We go over strategy and tips for your 12-team NFL Best Ball fantasy football draft in 2023.

2023 NFL Pro Bowl Games Photo by Ethan Miller/Getty Images

The Best Ball fantasy football format continues to rise in popularity each year with a simpler way to manage a fantasy football team.

For those wondering what Best Ball Fantasy Football is all about, it’s not hard to get started. The most important aspect of Best Ball is the draft because after that there isn’t much for you to do. The Best Ball format takes your team and automatically sets your lineup based on whoever on the roster posted the best numbers.

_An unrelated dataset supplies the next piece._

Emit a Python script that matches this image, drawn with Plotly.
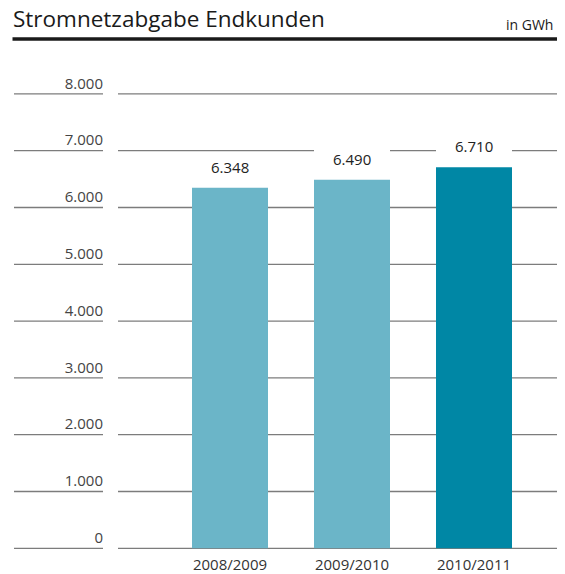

The great thing about Best Ball is that the draft means everything! Once you draft a team, you’re just a fan like everyone else. If your team turns out to be a dud, it’s a long season because you won’t have the luxury of trades and roster moves to salvage things.

2023 NFL Best Ball: 12-team strategy

The preferred strategy in Best Ball is to stack your roster with teammates. If you’re going to draft Aaron Rodgers, you want to be in a position to grab Garrett Wilson and maybe Mecole Hardman as well. If Rodgers tosses for 400 yards and three touchdowns, there’s a very good chance that Wilson and Hardman are going to get in on some of that action.

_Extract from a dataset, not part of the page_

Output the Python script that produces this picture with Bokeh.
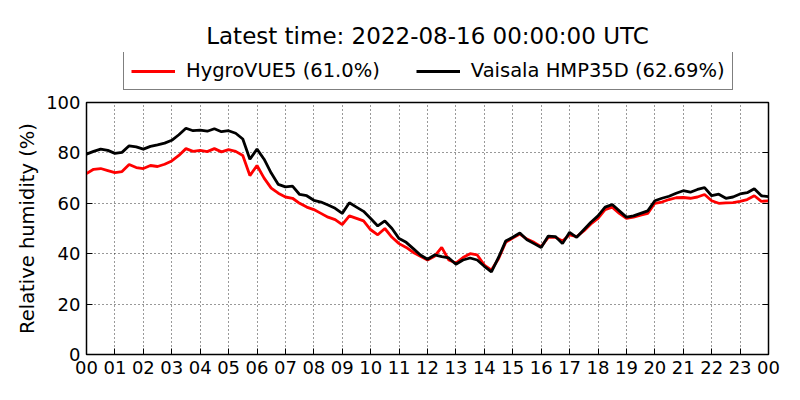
import numpy as np
from bokeh.plotting import figure
from bokeh.layouts import column
from bokeh.models import (Legend, LegendItem, FixedTicker, ColumnDataSource,
                          LinearAxis)
from bokeh.embed import file_html
from bokeh.resources import INLINE

title_text = "Latest time: 2022-08-16 00:00:00 UTC"
y_label = "Relative humidity (%)"
series_names = ["HygroVUE5 (61.0%)", "Vaisala HMP35D (62.69%)"]
series_colors = ["#ff0000", "black"]
x_tick_hours = list(range(0, 25))
x_tick_labels = ["%02d" % (h % 24) for h in x_tick_hours]
y_ticks = [0, 20, 40, 60, 80, 100]

# hour of day, 15-minute steps
hours = np.linspace(0, 24, 97)

hygrovue5 = [
    71.8, 73.5, 73.8, 73.0, 72.2, 72.6, 75.4, 74.2, 73.8, 75.0, 74.6, 75.5,
    76.8, 79.0, 81.7, 80.6, 81.0, 80.5, 81.7, 80.4, 81.3, 80.6, 79.0, 71.0,
    75.0, 70.0, 66.0, 64.0, 62.5, 62.0, 60.0, 58.5, 57.5, 56.0, 54.5, 53.5,
    51.5, 55.0, 54.0, 53.0, 49.5, 47.5, 50.0, 46.5, 44.0, 42.5, 40.5, 39.0,
    37.5, 39.0, 42.5, 37.5, 36.3, 38.5, 40.0, 39.5, 35.5, 33.5, 38.0, 44.5,
    46.2, 47.8, 45.8, 44.5, 42.8, 46.5, 46.5, 45.0, 47.5, 46.8, 49.0, 51.8,
    54.0, 57.5, 58.5, 56.0, 54.0, 54.5, 55.3, 56.0, 60.0, 60.5, 61.5, 62.2,
    62.3, 62.0, 62.5, 63.5, 61.0, 60.0, 60.2, 60.3, 60.8, 61.5, 63.0, 60.8,
    61.0,
]

hmp35d = [
    79.5, 80.6, 81.5, 81.0, 79.8, 80.2, 82.8, 82.4, 81.5, 82.6, 83.2, 83.9,
    85.0, 87.2, 89.8, 88.8, 89.0, 88.6, 89.6, 88.4, 88.8, 87.8, 85.5, 77.5,
    81.5, 77.5, 72.0, 67.5, 66.5, 66.8, 63.5, 63.0, 61.2, 60.5, 59.3, 58.0,
    56.0, 60.2, 58.5, 56.8, 54.0, 51.0, 53.0, 50.0, 46.0, 44.5, 42.0, 39.5,
    37.8, 39.5, 38.8, 38.3, 35.8, 37.5, 38.3, 37.5, 35.0, 32.8, 38.5, 45.0,
    46.5, 48.2, 45.5, 44.0, 42.5, 47.0, 46.8, 44.0, 48.5, 46.5, 49.5, 52.5,
    55.0, 58.5, 59.5, 57.0, 54.5, 55.0, 56.0, 57.0, 61.0, 62.0, 62.8, 64.0,
    65.0, 64.4, 65.5, 66.2, 63.0, 63.6, 62.0, 62.5, 63.7, 64.2, 65.8, 63.0,
    62.69,
]

FONT = "DejaVu Sans"
LW = 2.8

src = ColumnDataSource(dict(h=hours, a=hygrovue5, b=hmp35d))

# ---------------- header figure: title + legend ----------------
head = figure(
    output_backend="svg", toolbar_location=None,
    frame_width=682, frame_height=40,
    min_border_left=86, min_border_right=32,
    min_border_top=52, min_border_bottom=0,
    x_range=(0, 1), y_range=(0, 1),
    x_axis_type=None, y_axis_type=None,
    title=title_text,
)
head.outline_line_color = None
head.xgrid.visible = False
head.ygrid.visible = False
head.background_fill_color = "white"
head.border_fill_color = "white"
head.title.align = "center"
head.title.text_font = FONT
head.title.text_font_size = "23px"
head.title.text_font_style = "normal"
head.title.text_color = "black"
head.title.offset = 0
head.title.standoff = 8

# legend-only renderers (data lies outside this header's ranges)
lr = [head.line("h", col, source=src, line_color=c, line_width=LW)
      for col, c in zip(["a", "b"], series_colors)]
legend = Legend(
    items=[LegendItem(label=n, renderers=[r]) for n, r in zip(series_names, lr)],
    orientation="horizontal", location=(37, 2),
    label_text_font=FONT, label_text_font_size="19.5px",
    label_text_color="black",
    border_line_color="black", border_line_width=1.2,
    background_fill_color="white", background_fill_alpha=1,
    glyph_width=44, glyph_height=20, label_height=20,
    label_standoff=11, spacing=36,
    padding=7, margin=0,
)
head.add_layout(legend, "center")

# ---------------- main figure ----------------
p = figure(
    output_backend="svg", toolbar_location=None,
    frame_width=682, frame_height=252,
    min_border_left=86, min_border_right=32,
    min_border_top=10, min_border_bottom=46,
    x_range=(0, 24), y_range=(0, 100),
)
p.background_fill_color = "white"
p.border_fill_color = "white"
p.outline_line_color = "black"
p.outline_line_width = 1.5

p.line("h", "a", source=src, line_color=series_colors[0], line_width=LW)
p.line("h", "b", source=src, line_color=series_colors[1], line_width=LW)

xt = FixedTicker(ticks=x_tick_hours)
yt = FixedTicker(ticks=y_ticks)
xa = p.xaxis[0]
ya = p.yaxis[0]
xa.ticker = xt
ya.ticker = yt
xa.major_label_overrides = {h: lab for h, lab in zip(x_tick_hours, x_tick_labels)}
for ax in (xa, ya):
    ax.major_tick_in = 6
    ax.major_tick_out = 0
    ax.minor_tick_line_color = None
    ax.axis_line_color = "black"
    ax.major_tick_line_color = "black"
    ax.major_label_text_font = FONT
    ax.major_label_text_font_size = "18px"
    ax.major_label_text_color = "black"
xa.major_label_standoff = 6
ya.major_label_standoff = 6
ya.axis_label = y_label
ya.axis_label_text_font = FONT
ya.axis_label_text_font_size = "19.5px"
ya.axis_label_text_font_style = "normal"
ya.axis_label_text_color = "black"
ya.axis_label_standoff = 4

# mirrored ticks on the right side (no labels)
ra = LinearAxis(ticker=yt, major_tick_in=6, major_tick_out=0,
                minor_tick_line_color=None, axis_line_color="black",
                major_label_overrides={t: "" for t in y_ticks},
                major_label_standoff=0)
p.add_layout(ra, "right")

for g in (p.xgrid[0], p.ygrid[0]):
    g.grid_line_color = "black"
    g.grid_line_dash = "1 3"
    g.grid_line_width = 1
    g.grid_line_alpha = 0.8
p.xgrid[0].ticker = xt
p.ygrid[0].ticker = yt

layout = column(head, p, spacing=0)
open("out.html", "w").write(file_html(layout, INLINE))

Some basic notes everyone should know:

— Pay attention to the bye weeks.
— With no trades or wire pickups, you need depth and balance.
— Save the risky picks for later in the draft.

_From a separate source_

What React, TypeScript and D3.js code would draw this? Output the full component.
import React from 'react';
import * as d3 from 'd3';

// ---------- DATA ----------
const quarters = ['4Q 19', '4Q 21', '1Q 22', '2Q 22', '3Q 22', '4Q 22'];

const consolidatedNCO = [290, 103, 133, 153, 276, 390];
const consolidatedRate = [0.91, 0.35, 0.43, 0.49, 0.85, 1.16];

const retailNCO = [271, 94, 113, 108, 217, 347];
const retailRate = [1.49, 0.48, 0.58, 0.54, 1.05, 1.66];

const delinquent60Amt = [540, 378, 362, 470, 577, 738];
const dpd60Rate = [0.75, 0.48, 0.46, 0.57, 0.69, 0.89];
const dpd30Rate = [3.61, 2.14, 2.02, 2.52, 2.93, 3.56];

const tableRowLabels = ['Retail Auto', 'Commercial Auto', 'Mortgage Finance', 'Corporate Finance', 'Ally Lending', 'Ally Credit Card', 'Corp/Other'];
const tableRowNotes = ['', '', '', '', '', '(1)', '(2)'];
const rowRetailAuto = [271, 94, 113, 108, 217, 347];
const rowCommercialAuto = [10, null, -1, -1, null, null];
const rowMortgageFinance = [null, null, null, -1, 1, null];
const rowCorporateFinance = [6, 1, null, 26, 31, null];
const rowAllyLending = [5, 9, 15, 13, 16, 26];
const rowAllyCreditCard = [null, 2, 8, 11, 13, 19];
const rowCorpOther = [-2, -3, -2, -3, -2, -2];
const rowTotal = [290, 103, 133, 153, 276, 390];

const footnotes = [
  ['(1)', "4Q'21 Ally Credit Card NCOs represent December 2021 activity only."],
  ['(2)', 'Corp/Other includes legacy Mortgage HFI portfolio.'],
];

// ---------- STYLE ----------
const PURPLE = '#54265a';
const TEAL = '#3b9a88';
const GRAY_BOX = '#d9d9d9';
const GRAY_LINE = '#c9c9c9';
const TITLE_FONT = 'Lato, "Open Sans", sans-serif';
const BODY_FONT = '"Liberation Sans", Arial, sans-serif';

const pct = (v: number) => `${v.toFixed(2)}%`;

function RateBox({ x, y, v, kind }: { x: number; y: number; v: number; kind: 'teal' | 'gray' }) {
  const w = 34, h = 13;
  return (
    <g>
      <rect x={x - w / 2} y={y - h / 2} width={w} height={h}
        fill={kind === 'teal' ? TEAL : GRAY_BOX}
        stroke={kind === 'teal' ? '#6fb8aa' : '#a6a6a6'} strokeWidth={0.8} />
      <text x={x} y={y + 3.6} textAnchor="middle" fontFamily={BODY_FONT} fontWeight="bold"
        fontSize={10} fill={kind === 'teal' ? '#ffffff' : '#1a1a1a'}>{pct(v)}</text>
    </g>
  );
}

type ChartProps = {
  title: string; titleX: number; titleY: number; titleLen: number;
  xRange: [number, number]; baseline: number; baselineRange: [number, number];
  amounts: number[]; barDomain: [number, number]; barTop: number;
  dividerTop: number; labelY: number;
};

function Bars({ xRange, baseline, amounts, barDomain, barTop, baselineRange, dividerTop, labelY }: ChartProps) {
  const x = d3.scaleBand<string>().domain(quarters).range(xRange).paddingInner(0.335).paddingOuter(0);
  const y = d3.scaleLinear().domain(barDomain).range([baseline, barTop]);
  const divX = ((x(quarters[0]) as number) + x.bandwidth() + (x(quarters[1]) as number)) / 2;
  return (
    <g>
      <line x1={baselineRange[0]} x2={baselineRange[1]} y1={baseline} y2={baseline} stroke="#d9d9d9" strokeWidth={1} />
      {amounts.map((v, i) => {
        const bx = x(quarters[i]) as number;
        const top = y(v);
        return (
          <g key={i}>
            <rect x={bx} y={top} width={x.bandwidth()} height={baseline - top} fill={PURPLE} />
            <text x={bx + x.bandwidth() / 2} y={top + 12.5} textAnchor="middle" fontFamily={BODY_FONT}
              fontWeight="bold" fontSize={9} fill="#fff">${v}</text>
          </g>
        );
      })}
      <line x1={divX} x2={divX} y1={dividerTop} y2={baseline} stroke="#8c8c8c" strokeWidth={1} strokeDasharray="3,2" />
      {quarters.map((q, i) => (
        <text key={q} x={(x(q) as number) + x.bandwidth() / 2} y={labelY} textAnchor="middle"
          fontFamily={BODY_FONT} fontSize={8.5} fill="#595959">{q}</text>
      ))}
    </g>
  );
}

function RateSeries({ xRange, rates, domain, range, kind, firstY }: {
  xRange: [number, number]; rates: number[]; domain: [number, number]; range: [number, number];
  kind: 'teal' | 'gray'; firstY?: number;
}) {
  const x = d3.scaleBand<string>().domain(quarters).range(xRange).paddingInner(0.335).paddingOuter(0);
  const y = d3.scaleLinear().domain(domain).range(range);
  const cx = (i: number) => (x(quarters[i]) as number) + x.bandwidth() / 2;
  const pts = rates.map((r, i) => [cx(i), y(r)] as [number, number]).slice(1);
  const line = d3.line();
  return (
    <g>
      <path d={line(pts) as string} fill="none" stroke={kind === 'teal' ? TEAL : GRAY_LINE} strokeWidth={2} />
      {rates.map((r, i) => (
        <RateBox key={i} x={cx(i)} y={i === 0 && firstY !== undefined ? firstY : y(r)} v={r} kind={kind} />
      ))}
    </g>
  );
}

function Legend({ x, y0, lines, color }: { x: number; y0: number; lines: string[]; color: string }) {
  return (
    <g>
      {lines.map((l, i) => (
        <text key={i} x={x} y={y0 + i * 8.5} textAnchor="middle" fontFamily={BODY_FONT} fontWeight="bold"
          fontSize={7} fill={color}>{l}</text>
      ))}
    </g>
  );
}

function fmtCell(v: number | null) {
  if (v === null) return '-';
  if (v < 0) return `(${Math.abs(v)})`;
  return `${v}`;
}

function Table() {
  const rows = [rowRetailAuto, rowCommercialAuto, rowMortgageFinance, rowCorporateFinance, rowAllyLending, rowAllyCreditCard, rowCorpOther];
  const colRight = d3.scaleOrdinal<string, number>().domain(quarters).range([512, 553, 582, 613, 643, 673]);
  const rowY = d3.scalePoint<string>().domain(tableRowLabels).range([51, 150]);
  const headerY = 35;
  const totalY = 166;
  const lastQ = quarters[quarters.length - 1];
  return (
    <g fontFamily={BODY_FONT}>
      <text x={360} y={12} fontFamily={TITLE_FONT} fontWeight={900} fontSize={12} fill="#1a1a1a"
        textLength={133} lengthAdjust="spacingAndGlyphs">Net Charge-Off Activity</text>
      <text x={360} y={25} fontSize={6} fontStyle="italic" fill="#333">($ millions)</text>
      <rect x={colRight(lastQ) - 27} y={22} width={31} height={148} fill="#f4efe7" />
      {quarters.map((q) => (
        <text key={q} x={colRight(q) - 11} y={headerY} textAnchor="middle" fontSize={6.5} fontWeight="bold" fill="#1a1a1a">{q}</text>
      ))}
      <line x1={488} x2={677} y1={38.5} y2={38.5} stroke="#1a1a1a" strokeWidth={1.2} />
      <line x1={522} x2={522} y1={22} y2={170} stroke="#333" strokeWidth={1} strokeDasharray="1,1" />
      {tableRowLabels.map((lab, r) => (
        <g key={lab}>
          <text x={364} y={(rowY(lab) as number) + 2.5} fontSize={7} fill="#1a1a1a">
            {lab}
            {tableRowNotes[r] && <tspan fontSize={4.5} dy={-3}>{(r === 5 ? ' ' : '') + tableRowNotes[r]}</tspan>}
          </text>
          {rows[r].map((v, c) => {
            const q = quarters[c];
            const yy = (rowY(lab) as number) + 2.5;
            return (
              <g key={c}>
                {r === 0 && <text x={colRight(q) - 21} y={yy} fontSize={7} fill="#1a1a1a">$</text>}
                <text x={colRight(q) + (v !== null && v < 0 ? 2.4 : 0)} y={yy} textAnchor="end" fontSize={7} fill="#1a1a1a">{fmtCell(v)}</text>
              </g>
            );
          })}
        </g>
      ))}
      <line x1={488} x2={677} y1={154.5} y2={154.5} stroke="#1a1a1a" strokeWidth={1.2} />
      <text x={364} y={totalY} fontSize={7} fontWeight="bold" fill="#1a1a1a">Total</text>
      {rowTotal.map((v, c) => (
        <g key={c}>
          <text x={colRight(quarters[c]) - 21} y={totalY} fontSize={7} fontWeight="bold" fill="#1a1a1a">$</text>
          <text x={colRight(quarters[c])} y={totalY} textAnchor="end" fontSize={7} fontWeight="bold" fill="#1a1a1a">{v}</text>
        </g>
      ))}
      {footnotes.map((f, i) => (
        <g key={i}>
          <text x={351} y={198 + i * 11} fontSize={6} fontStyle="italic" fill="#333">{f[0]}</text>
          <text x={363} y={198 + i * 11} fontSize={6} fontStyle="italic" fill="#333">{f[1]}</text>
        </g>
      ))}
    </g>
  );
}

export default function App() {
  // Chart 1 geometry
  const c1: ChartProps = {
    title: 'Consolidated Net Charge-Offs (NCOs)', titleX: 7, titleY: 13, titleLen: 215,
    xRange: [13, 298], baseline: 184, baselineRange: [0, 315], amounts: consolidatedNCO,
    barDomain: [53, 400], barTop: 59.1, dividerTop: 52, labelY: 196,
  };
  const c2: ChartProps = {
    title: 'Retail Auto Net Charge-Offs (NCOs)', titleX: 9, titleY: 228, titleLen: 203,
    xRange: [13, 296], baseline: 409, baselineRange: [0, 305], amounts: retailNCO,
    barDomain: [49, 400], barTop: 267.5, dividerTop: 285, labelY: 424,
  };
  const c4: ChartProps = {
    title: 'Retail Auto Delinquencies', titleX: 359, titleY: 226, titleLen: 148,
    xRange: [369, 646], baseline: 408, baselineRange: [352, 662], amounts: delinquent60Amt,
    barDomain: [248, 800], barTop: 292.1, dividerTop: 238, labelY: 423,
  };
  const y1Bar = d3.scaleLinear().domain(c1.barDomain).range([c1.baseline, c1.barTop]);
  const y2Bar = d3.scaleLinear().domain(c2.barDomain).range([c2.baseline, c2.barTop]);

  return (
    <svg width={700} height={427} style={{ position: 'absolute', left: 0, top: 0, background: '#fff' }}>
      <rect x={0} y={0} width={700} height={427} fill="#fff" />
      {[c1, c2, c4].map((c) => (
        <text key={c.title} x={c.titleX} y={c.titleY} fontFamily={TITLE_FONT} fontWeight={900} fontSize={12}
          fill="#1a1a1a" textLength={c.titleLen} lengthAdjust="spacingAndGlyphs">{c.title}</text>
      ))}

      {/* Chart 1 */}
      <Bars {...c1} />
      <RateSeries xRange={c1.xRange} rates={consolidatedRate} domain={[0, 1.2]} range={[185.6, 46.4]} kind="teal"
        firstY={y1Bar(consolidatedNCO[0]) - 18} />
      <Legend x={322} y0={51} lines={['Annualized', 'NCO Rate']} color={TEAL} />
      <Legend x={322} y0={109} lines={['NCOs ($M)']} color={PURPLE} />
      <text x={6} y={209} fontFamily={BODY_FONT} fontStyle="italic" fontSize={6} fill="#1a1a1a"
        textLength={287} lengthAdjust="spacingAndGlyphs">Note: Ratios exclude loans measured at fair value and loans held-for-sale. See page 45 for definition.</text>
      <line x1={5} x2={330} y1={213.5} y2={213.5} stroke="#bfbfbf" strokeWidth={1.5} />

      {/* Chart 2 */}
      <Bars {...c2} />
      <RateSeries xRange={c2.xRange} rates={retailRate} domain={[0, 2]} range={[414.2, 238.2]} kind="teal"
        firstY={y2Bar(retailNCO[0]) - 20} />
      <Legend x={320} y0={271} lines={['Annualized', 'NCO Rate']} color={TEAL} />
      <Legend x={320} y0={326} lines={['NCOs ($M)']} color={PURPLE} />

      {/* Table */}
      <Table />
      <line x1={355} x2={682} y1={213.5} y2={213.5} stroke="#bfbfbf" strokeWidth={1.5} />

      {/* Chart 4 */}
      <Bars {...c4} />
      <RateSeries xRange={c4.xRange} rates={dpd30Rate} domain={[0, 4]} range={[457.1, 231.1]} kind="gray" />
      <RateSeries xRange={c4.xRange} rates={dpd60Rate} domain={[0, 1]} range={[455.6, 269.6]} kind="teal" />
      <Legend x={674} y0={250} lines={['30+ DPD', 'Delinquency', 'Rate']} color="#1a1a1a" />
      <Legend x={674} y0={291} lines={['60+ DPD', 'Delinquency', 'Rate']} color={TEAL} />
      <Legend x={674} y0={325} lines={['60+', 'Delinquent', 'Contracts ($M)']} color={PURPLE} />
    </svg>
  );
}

There are some significant differences between strategizing for a 12-team league as compared to a 10-team league. The DraftKings format doesn’t change — it’s 20 players under a PPR scoring system. But whereas in a 10-team league, there’s a good chance everyone walks away with a top QB, RB and WR, those chances are slightly less in a 12-team league.

The best pre-draft strategy is to have a pre-draft strategy. This draft is your only chance to put this team together, so you have to decide if you want an elite QB and a top wide receiver or if you’re going to draft a running back in the first round no matter what or if you’re going to load up on wide receivers early and try to get lucky with a top 15-ish quarterback later. Concede the fact that it’s likely you’ll only get proven elite players at two of the three positions.

Running backs will be at a premium but don’t reach. If you’re drafting 11th and eight of the first 10 players selected are running backs, you’ll probably be better stacking a QB/WR combination and conceding that you’ll have to find a mid-range running back.

In a 12-team league, you should be strong at one position and the easiest position to do that with is wide receiver. If you aren’t going to be part of the run-on running backs or quarterbacks, try to get as many wide receivers in the top 50 as you can. The NFL is a passing league and the better wide receivers are going to be posting consistent big numbers all season.

You also might want to do more research on rookies, especially the ones drafted outside of the first round. Are there some third or fourth-round skill players that are likely to start? There’s a good chance you can get them later in the draft and they will pay dividends in the second half of the season.

In a 12-team league, you might have to go for upside a little earlier. Maybe you’re high on a couple of younger tight ends that you can put on the roster later in the draft. That will allow you to allocate more resources to the areas where you want proven performers.